In recent years, colleagues and I have been taking a critical perspective on the related and heavily overlapping discipline of coaching. Here are eight of the common assumptions, which we have been questioning, together with alternative perspectives from our observations and evidence-gathering.

  1. Coaches need to set clear goals at the start of an assignment. Consider the contrary evidence:
    • A Harvard study of 200 coaches found that, for almost all of them, the original goal morphed into something different as the client better understood their values and their environment
    • Over-focus on narrow goals blinds people to other possibilities, encourages riskier behaviour and is associated with lower performance in, for example, career progression
    • Coaching is often about helping the client work out what they want to do. Having achieved that, they are often smart enough not to need a coach to help them do it.
    • Most models of coaching place goal-setting as a middle step, after understanding context.
  2. Coaching needs to be solutions focused. The need to find a solution within the session often comes from the coach (wanting to feel useful) rather than from the client, who may simply want to get his or her head around an issue, so they can take their time working out the right solution. A clear danger in solutions focus (which, of course, does have many uses) is that the client agrees to a solution before they are ready to do so.
  3. Coaching is nondirective, mentoring is directive. Professional mentors often say exactly the opposite. Neither statement stands up to scrutiny. There are actually many approaches to both coaching and mentoring, with varying levels of directiveness, but the mainstream of both is non-directive. John Leary-Joyce describes mentoring as “coaching plus” – the pluses being having contextually specific knowledge and/or experience, being a role model and a greater influence on networking. Mentors use their wisdom to help another person develop wisdom of their own – telling people what to do isn’t part of the skill set or role.
  4. Coaches should take copious notes. If you do, you cannot be attending fully to the client. Neuroscience tells us that we cannibalise the bits of the brain we need for active listening, when we try to capture words on paper or screen. Pausing every now and then (having captured one word notes from time to time) and asking the client “What would you like to capture from what we have just been saying?” is far more effective. It’s also more client-centred – are your notes really more valid or important than theirs?
  5. A good coach can coach anyone in anything. A contrary view is that coaches need to have enough contextual knowledge to frame really insightful and empathetic questions and to ensure the safety of the client and themselves. As an example, a coach ignorant of insider dealing rules working with a bank employee was implicitly colluding with unethical and potentially illegal behaviour, because he lacked appropriate subject knowledge. There’s also the matter of credibility. Whether we like it or not, very senior executives often expect their coaches to have experienced what it is like to work at their level in a business. One of the clear lessons of The Leadership Pipeline is that people have to go through a significant mindshift at each stage from managing self, through managing others, managing managers, managing functions and so on.
  6. Coaching is a process. The research into coach maturity tells us that coaches also go through radical mindshifts about their professional practice. One of the key transitions is from thinking of coaching as something you do to something you are. Coaches at the third level of maturity integrate immense personal learning and reflection into a personal philosophy that aligns with their sense of being.
  7. Number of hours of coaching is a good indicator of coaching ability. Actually, the results from coach assessment centres, involving hundreds of coaches, indicate that there is no significant correlation. There is even less correlation between coach competence and level of fees charged!
  8. The client is the focus for coaching. It is increasingly apparent that coaching someone without paying attention to the systems, of which they are a part and which influence their behaviour, is less effective than working through the client to change the systems as well. This isn’t always possible, of course, but focusing too much on the client alone creates a self-limiting belief on the part of the coach, and this is likely to be played out through the client.

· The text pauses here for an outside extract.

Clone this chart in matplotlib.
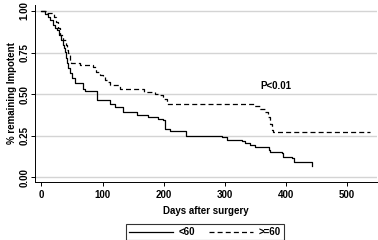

As individual coaches, we can enhance our own practice by identifying assumptions we make about how we coach and what good looks like – then asking ourselves the questions:

  • What evidence do we have for this assumption?
  • Is this assumption always true, or just sometimes true?
  • What are the contexts and situations, when it might not be true?
  • Is the evidence in support of this assumption itself based on other assumptions, which might be questioned?

We can also open ourselves up to other perspectives – for example, by selecting supervisors who come from a discipline we are relatively unfamiliar with; or by developing a portfolio of memberships of organisations or social networks that will direct us toward different ways of looking at the familiar.

The work of Nobel Prize winner Daniel Kahneman and others tells us how easily our minds are tricked into believing something is true, because it fits with other assumptions we hold. Sometimes, of course, we have to take things on faith. But, given that one of the core competencies of an effective coach is curiosity, doesn’t it make sense periodically to challenge some of our most deeply-held assumptions about coaching?